Ni-Cr-Fe-Mo Heterojunction Enables Efficient and Ultra-stable Hybrid Seawater Electrolysis at Industrial Current Densities

Abstract

Direct seawater electrolysis represents a pivotal technology for green hydrogen production. However, achieving efficient and stable cathodic heterostructures capable of maintaining long-term stability under industrial current densities remains a significant challenge. This work reports an in situ constructed Ni-Cr-Fe-Mo heterostructure derived from four transition metal powders, which feature multilevel catalytic heterointerfaces and abundant multifunctional active sites.

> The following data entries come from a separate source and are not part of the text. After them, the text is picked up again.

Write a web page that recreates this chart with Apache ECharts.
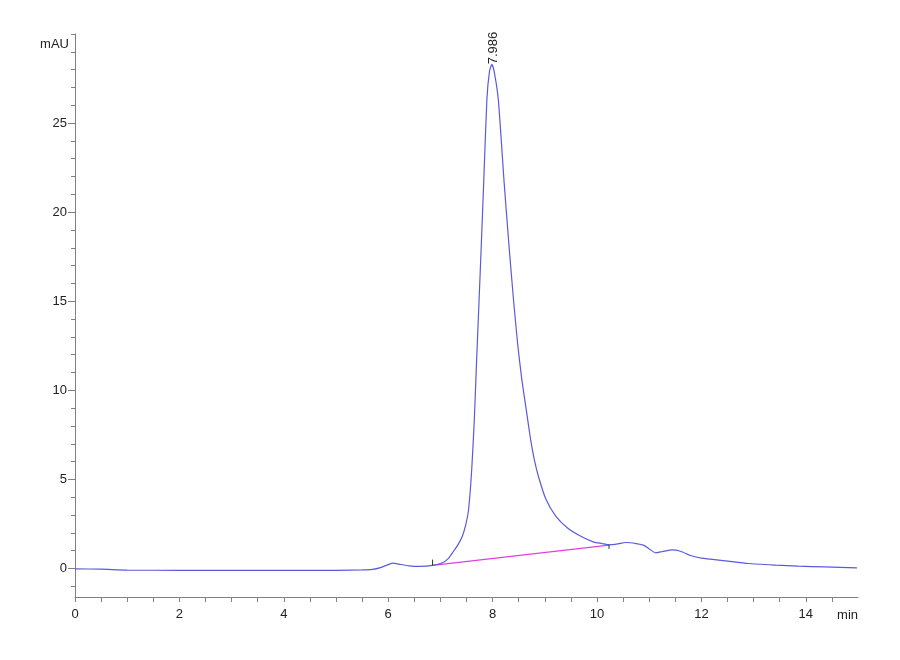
<!DOCTYPE html>
<html>
<head>
<meta charset="utf-8">
<script src="https://cdn.jsdelivr.net/npm/echarts@6/dist/echarts.min.js"></script>
<style>
  html, body { margin: 0; padding: 0; background: #fff; }
  #chart { width: 900px; height: 660px; }
</style>
</head>
<body>
<div id="chart"></div>
<script>
// retention time (min) / absorbance (mAU)
var times = [0, 0.5, 1.0, 2.0, 3.0, 4.0, 5.0, 5.5, 5.7, 5.85, 6.0, 6.1, 6.2, 6.4, 6.6,
  6.85, 7.04, 7.15, 7.23, 7.33, 7.42, 7.49, 7.54, 7.60, 7.65, 7.69, 7.74, 7.78, 7.83, 7.89, 7.94,
  7.986, 8.03, 8.11, 8.22, 8.32, 8.40, 8.48, 8.56, 8.64, 8.73, 8.80, 8.88, 9.02, 9.21, 9.43, 9.69, 9.94, 10.1, 10.23,
  10.4, 10.55, 10.75, 10.9, 11.0, 11.12, 11.25, 11.44, 11.6, 11.79, 12.0, 12.46, 12.9,
  13.42, 13.86, 14.37, 14.98];
var signal = [-0.02, -0.04, -0.09, -0.1, -0.11, -0.11, -0.1, -0.08, -0.05, 0.05, 0.22, 0.30, 0.25, 0.15, 0.12,
  0.17, 0.32, 0.55, 0.88, 1.3, 1.81, 2.5, 3.31, 5.56, 8.37, 11.4, 15.0, 17.9, 21.7, 26.3, 27.9,
  28.3, 27.9, 26.3, 21.7, 17.9, 15.1, 12.6, 10.6, 9.0, 7.2, 6.1, 5.15, 3.9, 2.94, 2.29, 1.81, 1.48, 1.40, 1.33,
  1.38, 1.46, 1.4, 1.3, 1.1, 0.88, 0.95, 1.05, 0.97, 0.73, 0.58, 0.43, 0.28,
  0.19, 0.13, 0.09, 0.04];

// integration baseline and peak marks
var baseTimes = [6.85, 10.23];
var baseValues = [0.17, 1.31];
var startTick = [0.17, 0.5];
var endTick = [1.35, 1.1];
var peakTime = 7.986;
var peakHeight = 28.3;

var xLabels = [0, 2, 4, 6, 8, 10, 12, 14];
var xTicks = [];
for (var t = 0; t <= 14.5; t += 0.5) xTicks.push(t);
var yLabels = [0, 5, 10, 15, 20, 25];
var yTicks = [];
for (var v = -1; v <= 30; v++) yTicks.push(v);

var font = 'Liberation Sans, Arial, sans-serif';
var axisGray = '#808080';

var trace = times.map(function (t, i) { return [t, signal[i]]; });
var baseline = baseTimes.map(function (t, i) { return [t, baseValues[i]]; });

var option = {
  animation: false,
  grid: { left: 75, right: 42, top: 34, bottom: 63 },
  xAxis: {
    type: 'value',
    min: 0,
    max: 15,
    name: 'min',
    nameLocation: 'end',
    nameGap: 0,
    nameTextStyle: { fontFamily: font, fontSize: 13, color: '#222', align: 'right',
      verticalAlign: 'top', padding: [12, 0, 0, 0] },
    axisLine: { onZero: false, lineStyle: { color: axisGray, width: 1 } },
    axisTick: { show: true, length: 5, customValues: xTicks, lineStyle: { color: axisGray } },
    axisLabel: { customValues: xLabels, fontFamily: font, fontSize: 13, color: '#222', margin: 11 },
    splitLine: { show: false }
  },
  yAxis: [{
    type: 'value',
    min: -1.6,
    max: 30,
    name: 'mAU',
    nameLocation: 'end',
    nameGap: -17,
    nameTextStyle: { fontFamily: font, fontSize: 13, color: '#222', align: 'right',
      padding: [0, 6, 0, 0] },
    axisLine: { show: true, onZero: false, lineStyle: { color: axisGray, width: 1 } },
    axisTick: { show: true, length: 4, customValues: yTicks, lineStyle: { color: axisGray } },
    axisLabel: { show: false },
    splitLine: { show: false }
  }, {
    type: 'value',
    position: 'left',
    min: -1.6,
    max: 30,
    axisLine: { show: false },
    axisTick: { show: true, length: 7, customValues: yLabels, lineStyle: { color: axisGray } },
    axisLabel: { customValues: yLabels, fontFamily: font, fontSize: 13, color: '#222', margin: 8 },
    splitLine: { show: false }
  }],
  series: [{
    type: 'line',
    data: trace,
    showSymbol: false,
    smooth: 0.2,
    lineStyle: { color: '#5a5ae0', width: 1.2 },
    markPoint: {
      symbol: 'circle',
      symbolSize: 0,
      data: [{ coord: [peakTime, peakHeight], value: peakTime }],
      label: {
        show: true,
        formatter: String(peakTime),
        position: 'inside',
        rotate: 90,
        align: 'left',
        verticalAlign: 'middle',
        offset: [0, 2],
        fontFamily: font,
        fontSize: 13,
        color: '#222'
      }
    },
    z: 3
  }, {
    type: 'line',
    data: baseline,
    showSymbol: false,
    lineStyle: { color: '#e040e0', width: 1.2 },
    z: 2
  }, {
    type: 'line',
    data: [[baseTimes[0], startTick[0]], [baseTimes[0], startTick[1]]],
    showSymbol: false,
    lineStyle: { color: '#333', width: 1 },
    z: 4
  }, {
    type: 'line',
    data: [[baseTimes[1], endTick[0]], [baseTimes[1], endTick[1]]],
    showSymbol: false,
    lineStyle: { color: '#333', width: 1 },
    z: 4
  }]
};

var chart = echarts.init(document.getElementById('chart'));
chart.setOption(option);
</script>
</body>
</html>
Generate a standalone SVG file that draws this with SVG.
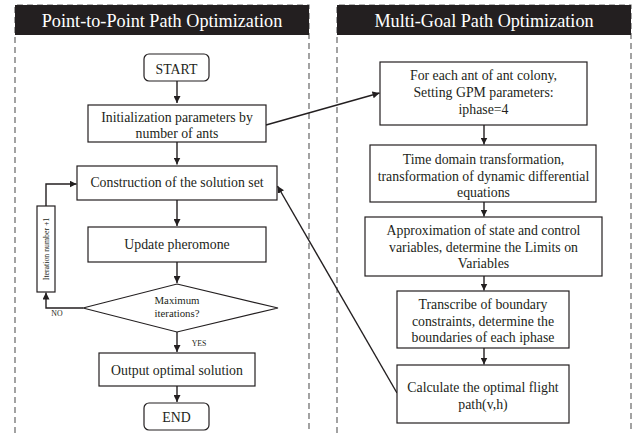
<svg xmlns="http://www.w3.org/2000/svg" width="636" height="433" viewBox="0 0 636 433">
<style>
.panel{fill:none;stroke:#666;stroke-width:1.2;stroke-dasharray:6 4}
.hdr{fill:#231f20}
.htxt{font-family:"Liberation Serif",serif;font-size:18.2px;fill:#fff;text-anchor:middle}
.box{fill:#fff;stroke:#231f20;stroke-width:1.2}
.t{font-family:"Liberation Serif",serif;font-size:13.8px;fill:#231f20;text-anchor:middle}
.s{font-family:"Liberation Serif",serif;font-size:10.8px;fill:#231f20;text-anchor:middle}
.xs{font-family:"Liberation Serif",serif;font-size:7.8px;fill:#231f20;text-anchor:middle}
.c{fill:none;stroke:#231f20;stroke-width:1.4}
</style>
<defs>
<marker id="ah" viewBox="0 0 10 10" refX="10" refY="5" markerWidth="7" markerHeight="7" markerUnits="userSpaceOnUse" orient="auto">
<path d="M0,0 L10,5 L0,10 z" fill="#231f20"/>
</marker>
</defs>
<g id="panel-left">
<path class="panel" d="M15,433 V5 H309 V433"/>
<rect class="hdr" x="15" y="5" width="294" height="30"/>
<text class="htxt" x="162" y="27">Point-to-Point Path Optimization</text>
</g>
<g id="panel-right">
<path class="panel" d="M337,433 V5 H631 V433"/>
<rect class="hdr" x="337" y="5" width="294" height="30"/>
<text class="htxt" x="484" y="27">Multi-Goal Path Optimization</text>
</g>
<g id="connectors">
<path class="c" d="M177,81 V103" marker-end="url(#ah)"/>
<path class="c" d="M177,142 V164.5" marker-end="url(#ah)"/>
<path class="c" d="M177,200 V226" marker-end="url(#ah)"/>
<path class="c" d="M177,262 V283" marker-end="url(#ah)"/>
<path class="c" d="M177,332 V352" marker-end="url(#ah)"/>
<path class="c" d="M177,386 V402" marker-end="url(#ah)"/>
<path class="c" d="M83,308 H46 V292.5" marker-end="url(#ah)"/>
<path class="c" d="M46,206 V184 H76.5" marker-end="url(#ah)"/>
<path class="c" d="M266,125 L379.5,93" marker-end="url(#ah)"/>
<path class="c" d="M397,393 L277.5,186" marker-end="url(#ah)"/>
<path class="c" d="M484,125 V144.5" marker-end="url(#ah)"/>
<path class="c" d="M484,202 V216.5" marker-end="url(#ah)"/>
<path class="c" d="M484,276 V290.5" marker-end="url(#ah)"/>
<path class="c" d="M484,348 V364.5" marker-end="url(#ah)"/>
<text class="xs" x="57" y="316">NO</text>
<text class="xs" x="199" y="346">YES</text>
</g>
<g id="start">
<rect class="box" x="144" y="54" width="65" height="27" rx="5"/>
<text class="t" x="176.5" y="74">START</text>
</g>
<g id="init">
<rect class="box" x="88" y="105" width="178" height="37"/>
<text class="t" x="177" y="122">Initialization parameters by</text>
<text class="t" x="177" y="138">number of ants</text>
</g>
<g id="construct">
<rect class="box" x="77" y="166" width="200" height="34"/>
<text class="t" x="177" y="187">Construction of the solution set</text>
</g>
<g id="update">
<rect class="box" x="88" y="227" width="178" height="35"/>
<text class="t" x="177" y="249">Update pheromone</text>
</g>
<g id="decision">
<path class="box" d="M177,284 L278,308 L177,332 L83,308 Z"/>
<text class="s" x="177" y="304">Maximum</text>
<text class="s" x="177" y="317">iterations?</text>
</g>
<g id="iteration">
<rect class="box" x="37" y="206" width="18" height="86"/>
<text class="xs" transform="translate(48.5,249) rotate(-90)" x="0" y="0">Iteration number +1</text>
</g>
<g id="output">
<rect class="box" x="99" y="353" width="156" height="33"/>
<text class="t" x="177" y="375">Output optimal solution</text>
</g>
<g id="end">
<rect class="box" x="144" y="403" width="65" height="27" rx="5"/>
<text class="t" x="176.5" y="422">END</text>
</g>
<g id="gpm">
<rect class="box" x="380" y="62" width="207" height="63"/>
<text class="t" x="483.5" y="80">For each ant of ant colony,</text>
<text class="t" x="483.5" y="97">Setting GPM parameters:</text>
<text class="t" x="483.5" y="114">iphase=4</text>
</g>
<g id="time">
<rect class="box" x="370" y="145" width="226" height="57"/>
<text class="t" x="483.5" y="164">Time domain transformation,</text>
<text class="t" x="483.5" y="181">transformation of dynamic differential</text>
<text class="t" x="483.5" y="197">equations</text>
</g>
<g id="approx">
<rect class="box" x="365" y="217" width="237" height="59"/>
<text class="t" x="483.5" y="235">Approximation of state and control</text>
<text class="t" x="483.5" y="252">variables, determine the Limits on</text>
<text class="t" x="483.5" y="268">Variables</text>
</g>
<g id="transcribe">
<rect class="box" x="397" y="291" width="172" height="57"/>
<text class="t" x="483" y="309">Transcribe of boundary</text>
<text class="t" x="483" y="326">constraints, determine the</text>
<text class="t" x="483" y="342">boundaries of each iphase</text>
</g>
<g id="calc">
<rect class="box" x="397" y="365" width="172" height="58"/>
<text class="t" x="483" y="392">Calculate the optimal flight</text>
<text class="t" x="483" y="409">path(v,h)</text>
</g>
</svg>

The heterostructure demonstrates sustained hydrogen evolution for 50 hours at 2 A cm -2 in alkaline and neutral seawater electrolytes, while exhibiting exceptional performance under amperelevel current densities. Density functional theory (DFT) calculations reveal that two distinct active sites at the multiscale Ni-Cr-Fe-Mo heterointerfaces synergistically accelerate the hydrogen evolution reaction (HER) through a relay catalysis mechanism: one site facilitates H 2 O cleavage and the other promotes H 2 synthesis. This cooperative process not only optimizes reaction kinetics but also enhances corrosion resistance, enabling persistent high-efficiency seawater electrolysis. The study provides fundamental insights into the mechanisms driving long-term operational stability and offers a novel paradigm for developing durable heterostructures for industrial-scale seawater hydrogen production.